* [Problem requirements]
Determine which lines contain the word "that", then copy those lines.

Begin Data listing

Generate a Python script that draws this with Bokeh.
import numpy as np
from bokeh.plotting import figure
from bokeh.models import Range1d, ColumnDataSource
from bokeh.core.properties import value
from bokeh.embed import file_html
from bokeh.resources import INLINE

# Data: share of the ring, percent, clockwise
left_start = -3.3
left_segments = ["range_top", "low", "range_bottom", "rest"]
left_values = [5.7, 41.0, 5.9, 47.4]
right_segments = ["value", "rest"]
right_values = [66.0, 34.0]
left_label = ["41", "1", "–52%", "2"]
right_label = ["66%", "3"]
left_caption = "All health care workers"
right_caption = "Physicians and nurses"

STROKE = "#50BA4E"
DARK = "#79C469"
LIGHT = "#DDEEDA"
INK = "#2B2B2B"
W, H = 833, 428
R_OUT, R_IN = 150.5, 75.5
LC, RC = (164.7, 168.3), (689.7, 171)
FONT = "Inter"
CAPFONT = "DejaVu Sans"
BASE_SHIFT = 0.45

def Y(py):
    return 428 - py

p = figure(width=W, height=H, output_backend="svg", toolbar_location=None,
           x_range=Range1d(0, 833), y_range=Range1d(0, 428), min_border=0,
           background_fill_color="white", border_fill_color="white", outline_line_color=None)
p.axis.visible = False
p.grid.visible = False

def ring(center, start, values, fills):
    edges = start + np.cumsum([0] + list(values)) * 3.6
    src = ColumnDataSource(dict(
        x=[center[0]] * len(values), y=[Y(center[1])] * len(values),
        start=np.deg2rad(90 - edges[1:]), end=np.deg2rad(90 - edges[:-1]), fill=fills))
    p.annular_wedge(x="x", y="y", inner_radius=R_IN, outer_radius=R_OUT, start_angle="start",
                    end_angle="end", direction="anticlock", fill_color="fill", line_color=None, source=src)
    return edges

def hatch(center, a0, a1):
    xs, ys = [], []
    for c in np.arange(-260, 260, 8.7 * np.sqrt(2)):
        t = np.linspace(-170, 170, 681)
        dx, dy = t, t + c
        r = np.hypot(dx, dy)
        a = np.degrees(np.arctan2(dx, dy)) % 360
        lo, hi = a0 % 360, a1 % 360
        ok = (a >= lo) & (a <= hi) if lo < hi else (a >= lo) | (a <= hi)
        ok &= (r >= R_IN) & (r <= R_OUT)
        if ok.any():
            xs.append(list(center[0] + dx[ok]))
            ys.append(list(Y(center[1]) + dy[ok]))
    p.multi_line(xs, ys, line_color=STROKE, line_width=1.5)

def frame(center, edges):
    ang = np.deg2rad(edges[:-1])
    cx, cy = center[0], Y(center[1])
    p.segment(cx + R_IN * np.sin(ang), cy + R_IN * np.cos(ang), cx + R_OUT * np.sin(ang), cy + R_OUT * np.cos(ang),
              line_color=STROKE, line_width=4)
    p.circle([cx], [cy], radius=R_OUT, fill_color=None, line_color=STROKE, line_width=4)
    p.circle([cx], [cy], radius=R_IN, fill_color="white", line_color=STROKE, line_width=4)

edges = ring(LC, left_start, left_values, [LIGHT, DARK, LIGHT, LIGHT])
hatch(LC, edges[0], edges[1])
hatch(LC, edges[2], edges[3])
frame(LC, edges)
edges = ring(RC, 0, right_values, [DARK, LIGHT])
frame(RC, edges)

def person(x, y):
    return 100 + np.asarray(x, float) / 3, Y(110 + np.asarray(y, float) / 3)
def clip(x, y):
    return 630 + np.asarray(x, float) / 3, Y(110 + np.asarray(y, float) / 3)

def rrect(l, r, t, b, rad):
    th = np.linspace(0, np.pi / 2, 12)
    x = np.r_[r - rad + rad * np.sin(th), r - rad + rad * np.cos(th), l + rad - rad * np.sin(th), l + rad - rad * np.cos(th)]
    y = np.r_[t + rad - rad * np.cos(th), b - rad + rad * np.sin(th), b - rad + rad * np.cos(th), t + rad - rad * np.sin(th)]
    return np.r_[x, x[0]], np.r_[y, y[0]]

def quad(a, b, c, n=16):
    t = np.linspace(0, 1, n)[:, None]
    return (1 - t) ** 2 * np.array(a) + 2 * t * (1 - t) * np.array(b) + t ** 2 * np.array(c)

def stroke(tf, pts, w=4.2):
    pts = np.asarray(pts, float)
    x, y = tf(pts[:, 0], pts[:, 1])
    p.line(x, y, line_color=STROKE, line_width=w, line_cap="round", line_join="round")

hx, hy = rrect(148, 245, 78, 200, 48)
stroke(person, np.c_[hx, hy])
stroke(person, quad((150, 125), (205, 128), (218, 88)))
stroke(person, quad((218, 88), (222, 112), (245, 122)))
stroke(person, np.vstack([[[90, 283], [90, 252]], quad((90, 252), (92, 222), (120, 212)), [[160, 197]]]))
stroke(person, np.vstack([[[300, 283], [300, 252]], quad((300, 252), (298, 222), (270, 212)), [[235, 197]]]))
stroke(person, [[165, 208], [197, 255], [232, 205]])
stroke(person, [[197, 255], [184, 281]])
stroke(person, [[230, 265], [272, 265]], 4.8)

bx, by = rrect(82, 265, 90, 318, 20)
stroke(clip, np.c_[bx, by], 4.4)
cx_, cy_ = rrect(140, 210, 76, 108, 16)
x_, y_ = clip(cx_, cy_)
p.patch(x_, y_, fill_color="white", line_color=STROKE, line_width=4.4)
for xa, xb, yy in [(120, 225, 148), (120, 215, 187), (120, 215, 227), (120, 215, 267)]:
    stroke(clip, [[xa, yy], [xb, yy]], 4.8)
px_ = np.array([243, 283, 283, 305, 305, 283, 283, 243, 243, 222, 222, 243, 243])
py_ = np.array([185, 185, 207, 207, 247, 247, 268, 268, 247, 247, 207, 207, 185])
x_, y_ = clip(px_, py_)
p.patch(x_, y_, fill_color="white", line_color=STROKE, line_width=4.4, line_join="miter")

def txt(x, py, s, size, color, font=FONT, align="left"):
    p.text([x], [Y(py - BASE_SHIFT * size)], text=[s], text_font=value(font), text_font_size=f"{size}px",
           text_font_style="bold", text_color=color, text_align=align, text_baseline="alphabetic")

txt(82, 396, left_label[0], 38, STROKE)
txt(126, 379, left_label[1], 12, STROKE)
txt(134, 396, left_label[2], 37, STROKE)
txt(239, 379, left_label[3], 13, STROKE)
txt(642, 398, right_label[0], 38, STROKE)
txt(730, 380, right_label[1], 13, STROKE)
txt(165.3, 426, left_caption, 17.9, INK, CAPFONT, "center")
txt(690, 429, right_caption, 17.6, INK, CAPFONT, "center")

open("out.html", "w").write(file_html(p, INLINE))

End Data listing
Begin Data listing

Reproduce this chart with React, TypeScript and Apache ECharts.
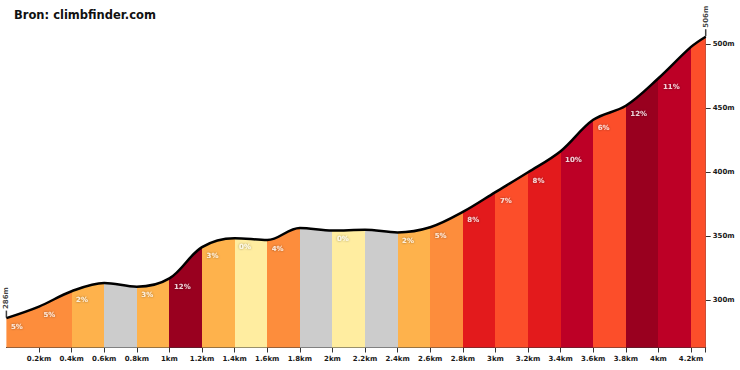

End Data listing
Begin Data listing

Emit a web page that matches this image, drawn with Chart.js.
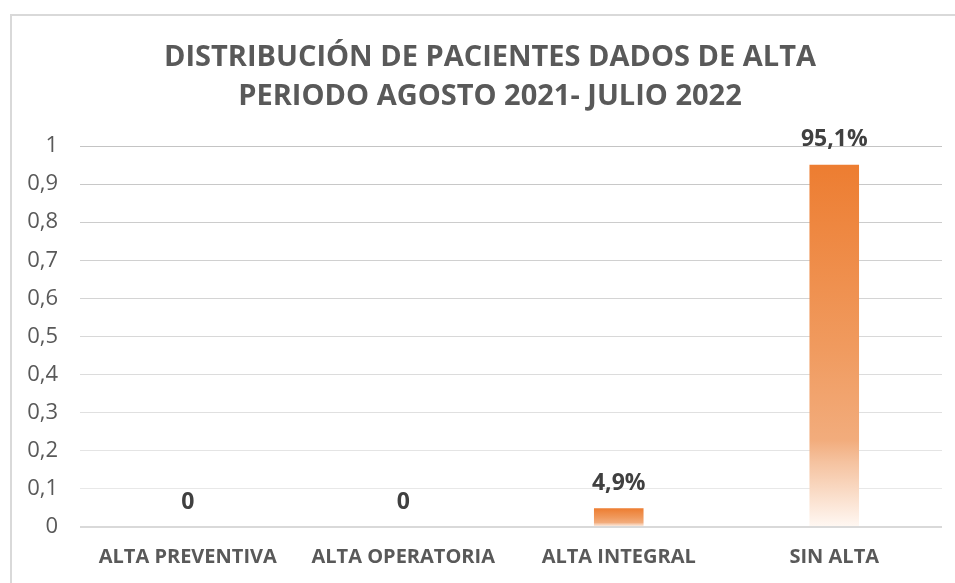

End Data listing

* [Correct answer]
Generate a Python script that draws this with Bokeh.
Emit a web page that matches this image, drawn with Chart.js.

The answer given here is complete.